%%
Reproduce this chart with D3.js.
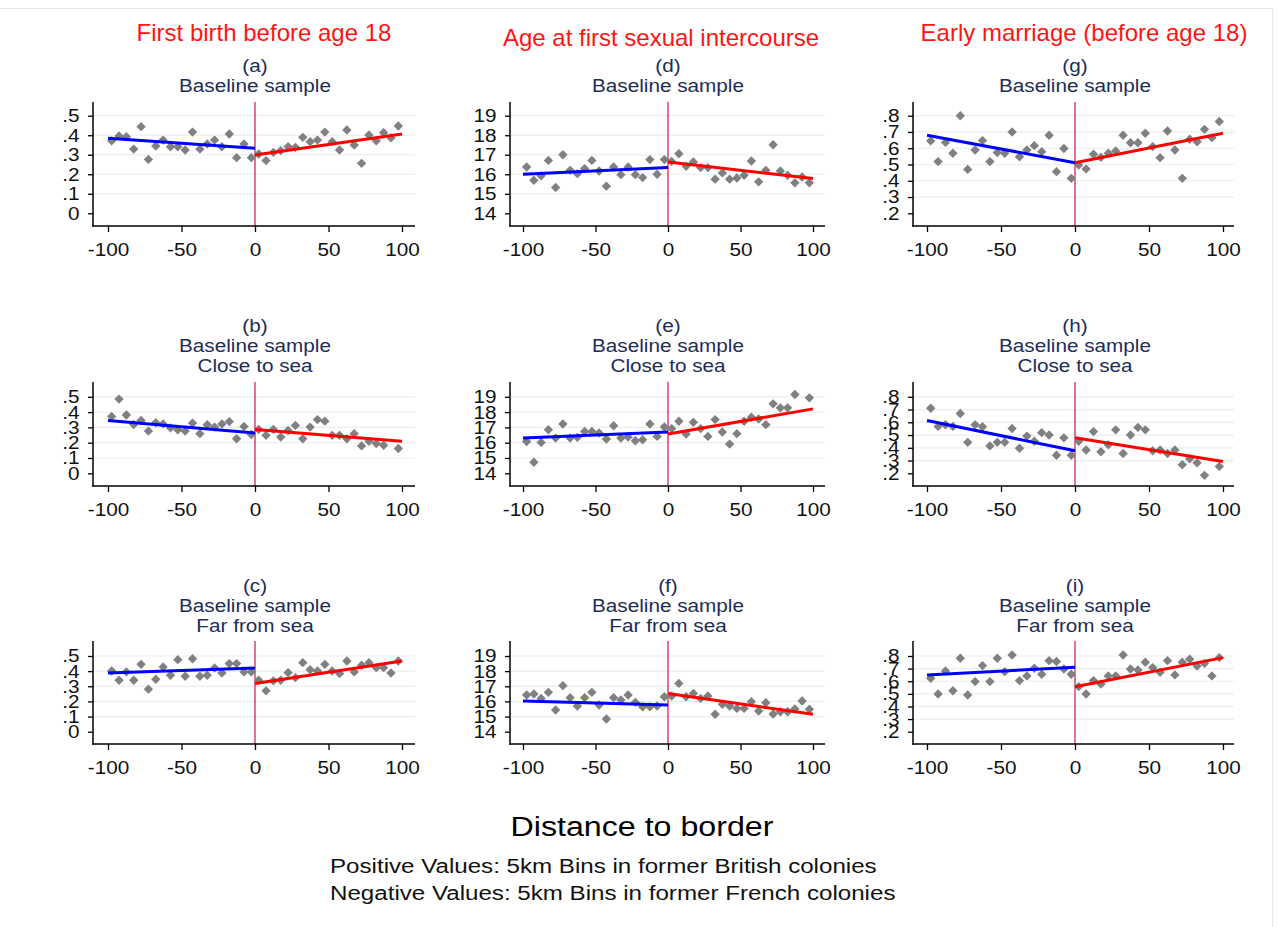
<!DOCTYPE html>
<html><head><meta charset="utf-8">
<script src="https://cdn.jsdelivr.net/npm/d3@7"></script>
<style>body{margin:0;background:#fff;} svg{display:block;font-family:Arial,"Liberation Sans",sans-serif;}</style>
</head><body><svg id="c" width="1282" height="927"></svg>
<script>
// ---------------- DATA ----------------
const headers = ["First birth before age 18", "Age at first sexual intercourse", "Early marriage (before age 18)"];
const xTicks = [-100, -50, 0, 50, 100];
const yTicksBirth = [0, 0.1, 0.2, 0.3, 0.4, 0.5];
const yTicksAge = [14, 15, 16, 17, 18, 19];
const yTicksMarriage = [0.2, 0.3, 0.4, 0.5, 0.6, 0.7, 0.8];
const binsFrench = [-97.5, -92.5, -87.5, -82.5, -77.5, -72.5, -67.5, -62.5, -57.5, -52.5, -47.5, -42.5, -37.5, -32.5, -27.5, -22.5, -17.5, -12.5, -7.5, -2.5];
const binsBritish = [2.5, 7.5, 12.5, 17.5, 22.5, 27.5, 32.5, 37.5, 42.5, 47.5, 52.5, 57.5, 62.5, 67.5, 72.5, 77.5, 82.5, 87.5, 92.5, 97.5];
const fitEnds = [-100, 0, 100];
const sampleLines = [["Baseline sample"], ["Baseline sample", "Close to sea"], ["Baseline sample", "Far from sea"]];

const a_fr = [.372,.396,.392,.329,.444,.276,.345,.375,.341,.341,.324,.416,.329,.355,.375,.341,.406,.285,.355,.285];
const a_br = [.304,.270,.312,.321,.341,.338,.389,.367,.375,.416,.367,.324,.427,.350,.256,.401,.372,.413,.387,.447];
const a_fitFr = [.384, .333], a_fitBr = [.299, .406];

const b_fr = [.371,.485,.381,.319,.345,.276,.330,.323,.297,.284,.276,.328,.259,.317,.302,.323,.338,.226,.306,.254];
const b_br = [.287,.248,.287,.237,.280,.313,.226,.302,.351,.341,.248,.248,.226,.259,.179,.209,.194,.183,null,.162];
const b_fitFr = [.345, .263], b_fitBr = [.287, .209];

const c_fr = [.401,.340,.395,.340,.445,.281,.346,.428,.373,.476,.366,.482,.366,.373,.421,.388,.450,.450,.395,.395];
const c_br = [.340,.270,.336,.340,.390,.357,.456,.410,.401,.445,.401,.384,.467,.395,.439,.456,.423,.423,.388,.467];
const c_fitFr = [.388, .421], c_fitBr = [.318, .467];

const d_fr = [16.37,15.69,15.92,16.71,15.32,17.0,16.2,16.03,16.29,16.71,16.17,15.39,16.37,15.98,16.37,15.98,15.83,16.75,16.0,16.75];
const d_br = [16.66,17.05,16.41,16.63,16.34,16.34,15.75,16.07,15.75,15.81,15.95,16.68,15.61,16.2,17.51,16.17,15.95,15.56,15.86,15.56];
const d_fitFr = [16.0, 16.34], d_fitBr = [16.63, 15.78];

const e_fr = [16.08,14.72,16.02,16.85,16.3,17.22,16.3,16.35,16.74,16.74,16.63,16.24,17.11,16.3,16.37,16.13,16.19,17.22,16.41,17.03];
const e_br = [16.92,17.4,16.57,17.33,16.92,16.41,17.51,16.7,15.91,16.59,17.4,17.66,17.55,17.18,18.54,18.28,18.28,19.15,null,18.93];
const e_fitFr = [16.3, 16.7], e_fitBr = [16.57, 18.21];

const f_fr = [16.42,16.49,16.2,16.6,15.43,17.04,16.25,15.7,16.25,16.6,15.76,14.84,16.25,16.09,16.42,15.94,15.65,15.65,15.7,16.31];
const f_br = [16.36,17.19,16.31,16.53,16.2,16.36,15.15,15.81,15.7,15.54,15.54,15.98,15.37,15.92,15.17,15.32,15.32,15.5,16.03,15.48];
const f_fitFr = [16.03, 15.76], f_fitBr = [16.53, 15.15];

const g_fr = [.645,.518,.636,.569,.800,.470,.589,.647,.518,.573,.569,.700,.548,.589,.616,.579,.680,.456,.598,.415];
const g_br = [.497,.473,.563,.544,.569,.583,.680,.634,.634,.692,.610,.542,.706,.589,.415,.655,.640,.716,.665,.764];
const g_fitFr = [.680, .511], g_fitBr = [.511, .692];

const h_fr = [.710,.568,.581,.568,.669,.443,.581,.565,.415,.443,.443,.551,.396,.492,.451,.519,.500,.342,.478,.342];
const h_br = [.451,.383,.527,.369,.423,.541,.355,.500,.560,.541,.377,.383,.355,.383,.268,.314,.282,.184,null,.254];
const h_fitFr = [.614, .377], h_fitBr = [.478, .293];

const i_fr = [.623,.499,.681,.525,.782,.491,.597,.724,.597,.782,.676,.808,.605,.642,.703,.655,.763,.756,.697,.655];
const i_br = [.557,.499,.605,.578,.642,.642,.808,.697,.689,.750,.708,.671,.763,.650,.750,.774,.721,.742,.642,.787];
const i_fitFr = [.650, .711], i_fitBr = [.557, .787];

const xTitle = "Distance to border";
const notes = ["Positive Values: 5km Bins in former British colonies", "Negative Values: 5km Bins in former French colonies"];

// ---------------- LAYOUT ----------------
const panels = [
  {letter:"a", col:0, row:0, ticks:yTicksBirth, fr:a_fr, br:a_br, fitFr:a_fitFr, fitBr:a_fitBr},
  {letter:"b", col:0, row:1, ticks:yTicksBirth, fr:b_fr, br:b_br, fitFr:b_fitFr, fitBr:b_fitBr},
  {letter:"c", col:0, row:2, ticks:yTicksBirth, fr:c_fr, br:c_br, fitFr:c_fitFr, fitBr:c_fitBr},
  {letter:"d", col:1, row:0, ticks:yTicksAge, fr:d_fr, br:d_br, fitFr:d_fitFr, fitBr:d_fitBr},
  {letter:"e", col:1, row:1, ticks:yTicksAge, fr:e_fr, br:e_br, fitFr:e_fitFr, fitBr:e_fitBr},
  {letter:"f", col:1, row:2, ticks:yTicksAge, fr:f_fr, br:f_br, fitFr:f_fitFr, fitBr:f_fitBr},
  {letter:"g", col:2, row:0, ticks:yTicksMarriage, fr:g_fr, br:g_br, fitFr:g_fitFr, fitBr:g_fitBr},
  {letter:"h", col:2, row:1, ticks:yTicksMarriage, fr:h_fr, br:h_br, fitFr:h_fitFr, fitBr:h_fitBr},
  {letter:"i", col:2, row:2, ticks:yTicksMarriage, fr:i_fr, br:i_br, fitFr:i_fitFr, fitBr:i_fitBr}
];
const cols = [
  {axisX:93, x0:108, x1:402, right:415, hx:264, hy:41},
  {axisX:510, x0:523, x1:813, right:825, hx:661, hy:46},
  {axisX:913, x0:927, x1:1223, right:1234, hx:1084, hy:41}
];
const rows = [
  {top:102, bottom:226, tTop:115.7, tBot:213.3, titleY:65},
  {top:382, bottom:486, tTop:396.8, tBot:473.3, titleY:325},
  {top:641, bottom:744, tTop:656, tBot:731.7, titleY:585}
];
const SX = 1.12;
const FS = 18.5;
const titleColor = "#1d2d58";

const svg = d3.select("#c");
svg.append("rect").attr("width",1282).attr("height",927).attr("fill","#fff");
svg.append("path").attr("d","M0,8.5H1272.5V927").attr("fill","none").attr("stroke","#e3eaec").attr("stroke-width",1);

function txt(g, x, y, s, size, color, anchor, sx){
  return g.append("text").attr("transform",`translate(${x},${y}) scale(${sx},1)`)
    .attr("text-anchor", anchor).attr("font-size", size).attr("fill", color).text(s);
}

// column headers
headers.forEach((h,i)=>{
  txt(svg, cols[i].hx, cols[i].hy, h, 24, "#ff1414", "middle", 1);
});

const fmtShort = d => d === 0 ? "0" : (Number.isInteger(d) ? String(d) : String(+d.toFixed(2)).replace(/^0\./, "."));
const diamond = d3.symbol().type(d3.symbolSquare).size(44)();

panels.forEach(p => {
  const C = cols[p.col], R = rows[p.row];
  const x = d3.scaleLinear().domain([-100, 100]).range([C.x0, C.x1]);
  const y = d3.scaleLinear().domain([p.ticks[0], p.ticks[p.ticks.length-1]]).range([R.tBot, R.tTop]);
  const g = svg.append("g");

  // titles
  const lines = ["(" + p.letter + ")"].concat(sampleLines[p.row]);
  lines.forEach((l, k) => txt(g, x(0), R.titleY + k*20 + 6.5, l, FS, titleColor, "middle", SX));

  // gridlines
  g.selectAll(".grid").data(p.ticks.slice(1)).enter().append("line")
    .attr("x1", C.axisX).attr("x2", C.right).attr("y1", d=>y(d)).attr("y2", d=>y(d))
    .attr("stroke", "#e7eff0").attr("stroke-width", 1.2);

  // border line at 0
  g.append("line").attr("x1", x(0)).attr("x2", x(0)).attr("y1", R.top).attr("y2", R.bottom)
    .attr("stroke", "#d23a60").attr("stroke-width", 1.4);

  // points
  const pts = binsFrench.map((b,k)=>({x:b, v:p.fr[k]})).concat(binsBritish.map((b,k)=>({x:b, v:p.br[k]})))
    .filter(d => d.v !== null);
  g.selectAll(".pt").data(pts).enter().append("path")
    .attr("d", diamond)
    .attr("transform", d => `translate(${x(d.x)},${y(d.v)}) rotate(45)`)
    .attr("fill", "#808080");

  // fit lines
  const line = d3.line().x(d=>x(d[0])).y(d=>y(d[1]));
  g.append("path").attr("d", line([[fitEnds[0], p.fitFr[0]], [fitEnds[1], p.fitFr[1]]]))
    .attr("stroke", "#0000ff").attr("stroke-width", 3).attr("fill", "none");
  g.append("path").attr("d", line([[fitEnds[1], p.fitBr[0]], [fitEnds[2], p.fitBr[1]]]))
    .attr("stroke", "#ff0000").attr("stroke-width", 3).attr("fill", "none");

  // y axis
  const ya = g.append("g").attr("transform", `translate(${C.axisX},0)`)
    .call(d3.axisLeft(y).tickValues(p.ticks).tickSize(5).tickPadding(7).tickFormat(fmtShort));
  ya.select(".domain").remove();
  ya.selectAll("line").attr("stroke", "#000").attr("stroke-width", 1.3);
  ya.selectAll("text").attr("font-size", FS).attr("font-family", "Arial, 'Liberation Sans', sans-serif")
    .attr("fill", "#111").attr("transform", `scale(${SX},1)`);
  g.append("line").attr("x1", C.axisX).attr("x2", C.axisX).attr("y1", R.top).attr("y2", R.bottom + 0.7)
    .attr("stroke", "#000").attr("stroke-width", 1.5);

  // x axis
  const xa = g.append("g").attr("transform", `translate(0,${R.bottom})`)
    .call(d3.axisBottom(x).tickValues(xTicks).tickSize(6).tickPadding(11).tickFormat(d => String(d)));
  xa.select(".domain").remove();
  xa.selectAll("line").attr("stroke", "#000").attr("stroke-width", 1.3);
  xa.selectAll("text").attr("font-size", FS).attr("font-family", "Arial, 'Liberation Sans', sans-serif")
    .attr("fill", "#111").attr("transform", `scale(${SX},1)`);
  g.append("line").attr("x1", C.axisX - 0.7).attr("x2", C.right).attr("y1", R.bottom).attr("y2", R.bottom)
    .attr("stroke", "#000").attr("stroke-width", 1.5);
});

// bottom texts
txt(svg, 642, 836, xTitle, 28, "#000", "middle", 1.15);
txt(svg, 330, 873, notes[0], 21, "#111", "start", 1.15);
txt(svg, 330, 900, notes[1], 21, "#111", "start", 1.15);
</script></body></html>
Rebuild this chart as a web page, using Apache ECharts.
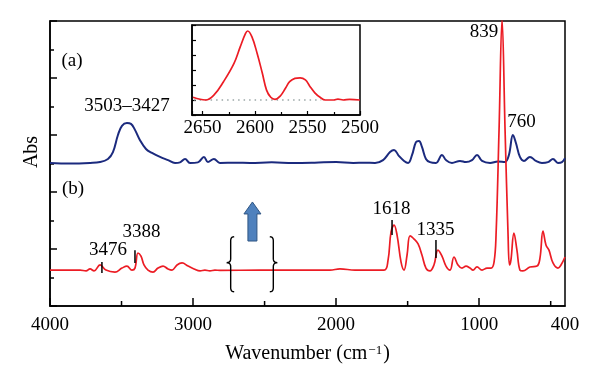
%%
● **REQUIRED WORK**: Everything from the first line of the listing above through the line that contains "const a_fitFr = [.384, .333], a_fitBr" is to be restated word for word, minus the pictures.

● **RESULT OF THIS TASK**:
Reproduce this chart with D3.js.
<!DOCTYPE html>
<html><head><meta charset="utf-8">
<script src="https://cdn.jsdelivr.net/npm/d3@7"></script>
<style>body{margin:0;background:#fff;} svg{display:block;font-family:Arial,"Liberation Sans",sans-serif;}</style>
</head><body><svg id="c" width="1282" height="927"></svg>
<script>
// ---------------- DATA ----------------
const headers = ["First birth before age 18", "Age at first sexual intercourse", "Early marriage (before age 18)"];
const xTicks = [-100, -50, 0, 50, 100];
const yTicksBirth = [0, 0.1, 0.2, 0.3, 0.4, 0.5];
const yTicksAge = [14, 15, 16, 17, 18, 19];
const yTicksMarriage = [0.2, 0.3, 0.4, 0.5, 0.6, 0.7, 0.8];
const binsFrench = [-97.5, -92.5, -87.5, -82.5, -77.5, -72.5, -67.5, -62.5, -57.5, -52.5, -47.5, -42.5, -37.5, -32.5, -27.5, -22.5, -17.5, -12.5, -7.5, -2.5];
const binsBritish = [2.5, 7.5, 12.5, 17.5, 22.5, 27.5, 32.5, 37.5, 42.5, 47.5, 52.5, 57.5, 62.5, 67.5, 72.5, 77.5, 82.5, 87.5, 92.5, 97.5];
const fitEnds = [-100, 0, 100];
const sampleLines = [["Baseline sample"], ["Baseline sample", "Close to sea"], ["Baseline sample", "Far from sea"]];

const a_fr = [.372,.396,.392,.329,.444,.276,.345,.375,.341,.341,.324,.416,.329,.355,.375,.341,.406,.285,.355,.285];
const a_br = [.304,.270,.312,.321,.341,.338,.389,.367,.375,.416,.367,.324,.427,.350,.256,.401,.372,.413,.387,.447];
const a_fitFr = [.384, .333], a_fitBr = [.299, .406];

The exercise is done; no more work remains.